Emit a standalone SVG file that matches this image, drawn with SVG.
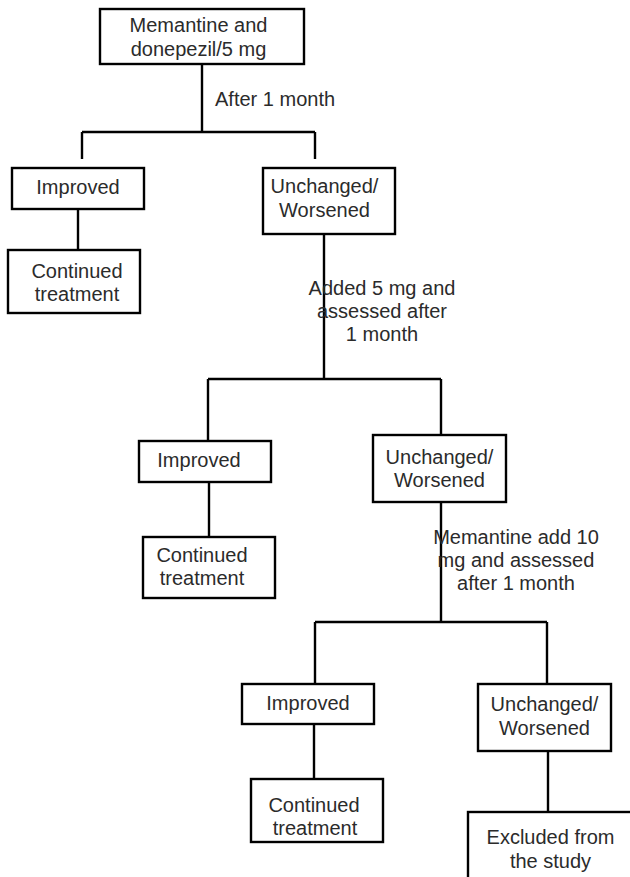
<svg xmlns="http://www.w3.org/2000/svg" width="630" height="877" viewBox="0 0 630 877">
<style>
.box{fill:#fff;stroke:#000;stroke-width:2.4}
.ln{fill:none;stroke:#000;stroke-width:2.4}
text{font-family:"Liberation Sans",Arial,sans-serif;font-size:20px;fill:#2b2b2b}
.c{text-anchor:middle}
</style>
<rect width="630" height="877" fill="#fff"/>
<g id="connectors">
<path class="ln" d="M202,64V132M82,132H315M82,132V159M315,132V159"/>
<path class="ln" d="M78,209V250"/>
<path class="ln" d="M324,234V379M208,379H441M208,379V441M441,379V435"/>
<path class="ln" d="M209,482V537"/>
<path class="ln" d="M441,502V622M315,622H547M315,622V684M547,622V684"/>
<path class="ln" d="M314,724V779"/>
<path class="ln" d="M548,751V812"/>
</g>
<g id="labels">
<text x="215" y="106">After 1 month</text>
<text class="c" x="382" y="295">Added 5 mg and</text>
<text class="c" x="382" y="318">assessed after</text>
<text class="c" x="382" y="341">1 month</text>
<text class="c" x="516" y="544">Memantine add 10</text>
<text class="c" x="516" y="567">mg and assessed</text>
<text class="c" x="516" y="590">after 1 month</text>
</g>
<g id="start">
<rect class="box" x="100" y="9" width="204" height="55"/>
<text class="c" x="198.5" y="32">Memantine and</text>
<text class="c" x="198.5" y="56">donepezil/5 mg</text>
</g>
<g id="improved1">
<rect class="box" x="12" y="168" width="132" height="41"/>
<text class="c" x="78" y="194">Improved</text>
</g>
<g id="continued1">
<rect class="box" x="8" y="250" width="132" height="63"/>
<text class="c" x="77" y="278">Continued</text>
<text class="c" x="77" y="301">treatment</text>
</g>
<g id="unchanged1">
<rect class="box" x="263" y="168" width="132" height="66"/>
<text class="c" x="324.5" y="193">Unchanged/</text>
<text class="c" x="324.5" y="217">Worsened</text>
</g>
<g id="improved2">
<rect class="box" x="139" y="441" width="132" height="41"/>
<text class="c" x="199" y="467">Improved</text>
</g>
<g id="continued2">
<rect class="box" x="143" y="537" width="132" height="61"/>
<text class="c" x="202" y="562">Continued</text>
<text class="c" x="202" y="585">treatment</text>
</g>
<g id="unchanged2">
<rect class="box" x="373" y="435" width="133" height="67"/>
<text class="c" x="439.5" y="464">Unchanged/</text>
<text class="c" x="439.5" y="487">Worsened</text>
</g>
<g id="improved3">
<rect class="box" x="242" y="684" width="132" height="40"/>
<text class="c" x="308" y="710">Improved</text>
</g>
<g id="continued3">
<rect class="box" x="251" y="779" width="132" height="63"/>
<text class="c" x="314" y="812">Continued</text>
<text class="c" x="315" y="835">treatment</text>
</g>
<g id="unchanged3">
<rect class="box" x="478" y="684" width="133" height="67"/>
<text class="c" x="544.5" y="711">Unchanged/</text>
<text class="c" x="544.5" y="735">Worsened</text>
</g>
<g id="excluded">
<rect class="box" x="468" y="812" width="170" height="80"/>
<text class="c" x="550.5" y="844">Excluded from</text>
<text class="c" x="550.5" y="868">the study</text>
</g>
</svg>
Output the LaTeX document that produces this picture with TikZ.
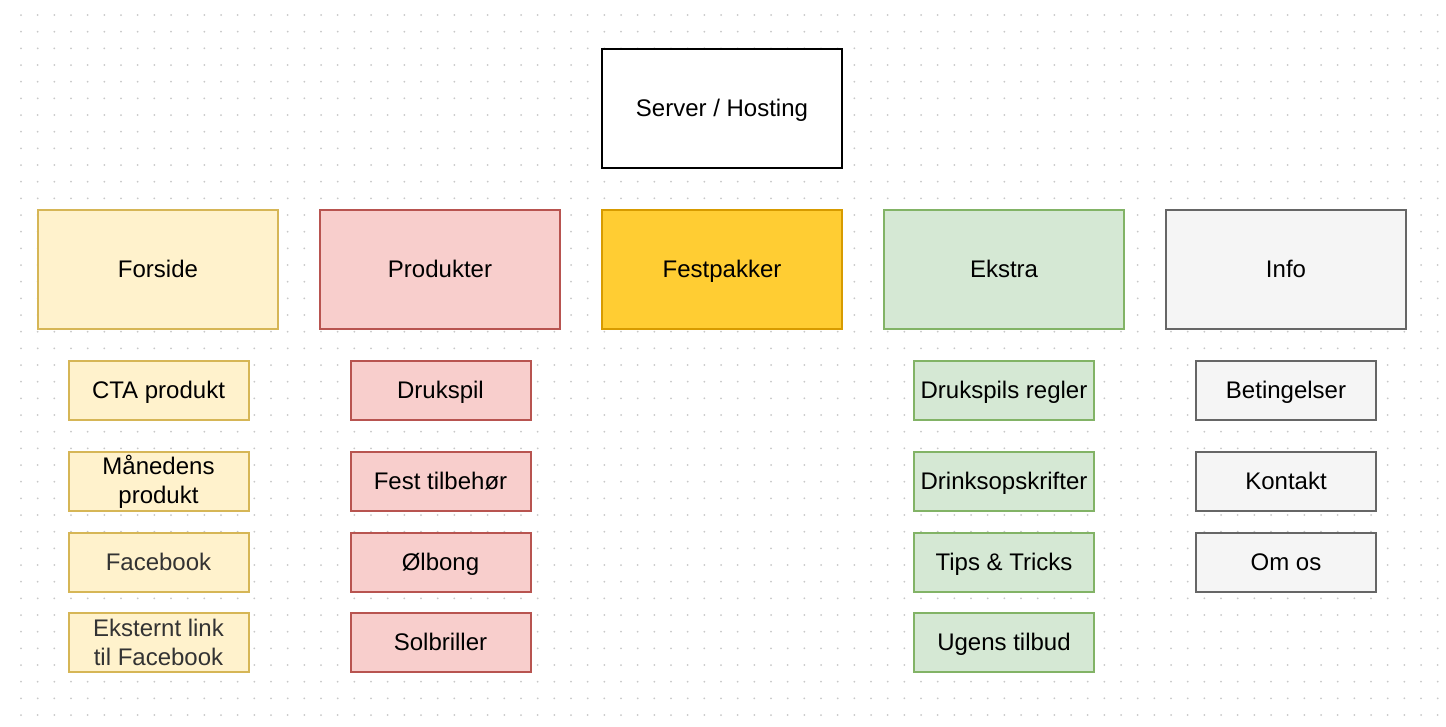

- - -

## What is required
Omit every picture, then repeat the remaining data exactly as it appears above.

## Exercise solution
Emit a standalone SVG file that matches this image, drawn with SVG.
<svg xmlns="http://www.w3.org/2000/svg" width="630" height="877" viewBox="0 0 630 877">
<style>
.box{fill:#fff;stroke:#000;stroke-width:2.4}
.ln{fill:none;stroke:#000;stroke-width:2.4}
text{font-family:"Liberation Sans",Arial,sans-serif;font-size:20px;fill:#2b2b2b}
.c{text-anchor:middle}
</style>
<rect width="630" height="877" fill="#fff"/>
<g id="connectors">
<path class="ln" d="M202,64V132M82,132H315M82,132V159M315,132V159"/>
<path class="ln" d="M78,209V250"/>
<path class="ln" d="M324,234V379M208,379H441M208,379V441M441,379V435"/>
<path class="ln" d="M209,482V537"/>
<path class="ln" d="M441,502V622M315,622H547M315,622V684M547,622V684"/>
<path class="ln" d="M314,724V779"/>
<path class="ln" d="M548,751V812"/>
</g>
<g id="labels">
<text x="215" y="106">After 1 month</text>
<text class="c" x="382" y="295">Added 5 mg and</text>
<text class="c" x="382" y="318">assessed after</text>
<text class="c" x="382" y="341">1 month</text>
<text class="c" x="516" y="544">Memantine add 10</text>
<text class="c" x="516" y="567">mg and assessed</text>
<text class="c" x="516" y="590">after 1 month</text>
</g>
<g id="start">
<rect class="box" x="100" y="9" width="204" height="55"/>
<text class="c" x="198.5" y="32">Memantine and</text>
<text class="c" x="198.5" y="56">donepezil/5 mg</text>
</g>
<g id="improved1">
<rect class="box" x="12" y="168" width="132" height="41"/>
<text class="c" x="78" y="194">Improved</text>
</g>
<g id="continued1">
<rect class="box" x="8" y="250" width="132" height="63"/>
<text class="c" x="77" y="278">Continued</text>
<text class="c" x="77" y="301">treatment</text>
</g>
<g id="unchanged1">
<rect class="box" x="263" y="168" width="132" height="66"/>
<text class="c" x="324.5" y="193">Unchanged/</text>
<text class="c" x="324.5" y="217">Worsened</text>
</g>
<g id="improved2">
<rect class="box" x="139" y="441" width="132" height="41"/>
<text class="c" x="199" y="467">Improved</text>
</g>
<g id="continued2">
<rect class="box" x="143" y="537" width="132" height="61"/>
<text class="c" x="202" y="562">Continued</text>
<text class="c" x="202" y="585">treatment</text>
</g>
<g id="unchanged2">
<rect class="box" x="373" y="435" width="133" height="67"/>
<text class="c" x="439.5" y="464">Unchanged/</text>
<text class="c" x="439.5" y="487">Worsened</text>
</g>
<g id="improved3">
<rect class="box" x="242" y="684" width="132" height="40"/>
<text class="c" x="308" y="710">Improved</text>
</g>
<g id="continued3">
<rect class="box" x="251" y="779" width="132" height="63"/>
<text class="c" x="314" y="812">Continued</text>
<text class="c" x="315" y="835">treatment</text>
</g>
<g id="unchanged3">
<rect class="box" x="478" y="684" width="133" height="67"/>
<text class="c" x="544.5" y="711">Unchanged/</text>
<text class="c" x="544.5" y="735">Worsened</text>
</g>
<g id="excluded">
<rect class="box" x="468" y="812" width="170" height="80"/>
<text class="c" x="550.5" y="844">Excluded from</text>
<text class="c" x="550.5" y="868">the study</text>
</g>
</svg>
Output the LaTeX document that produces this picture with TikZ.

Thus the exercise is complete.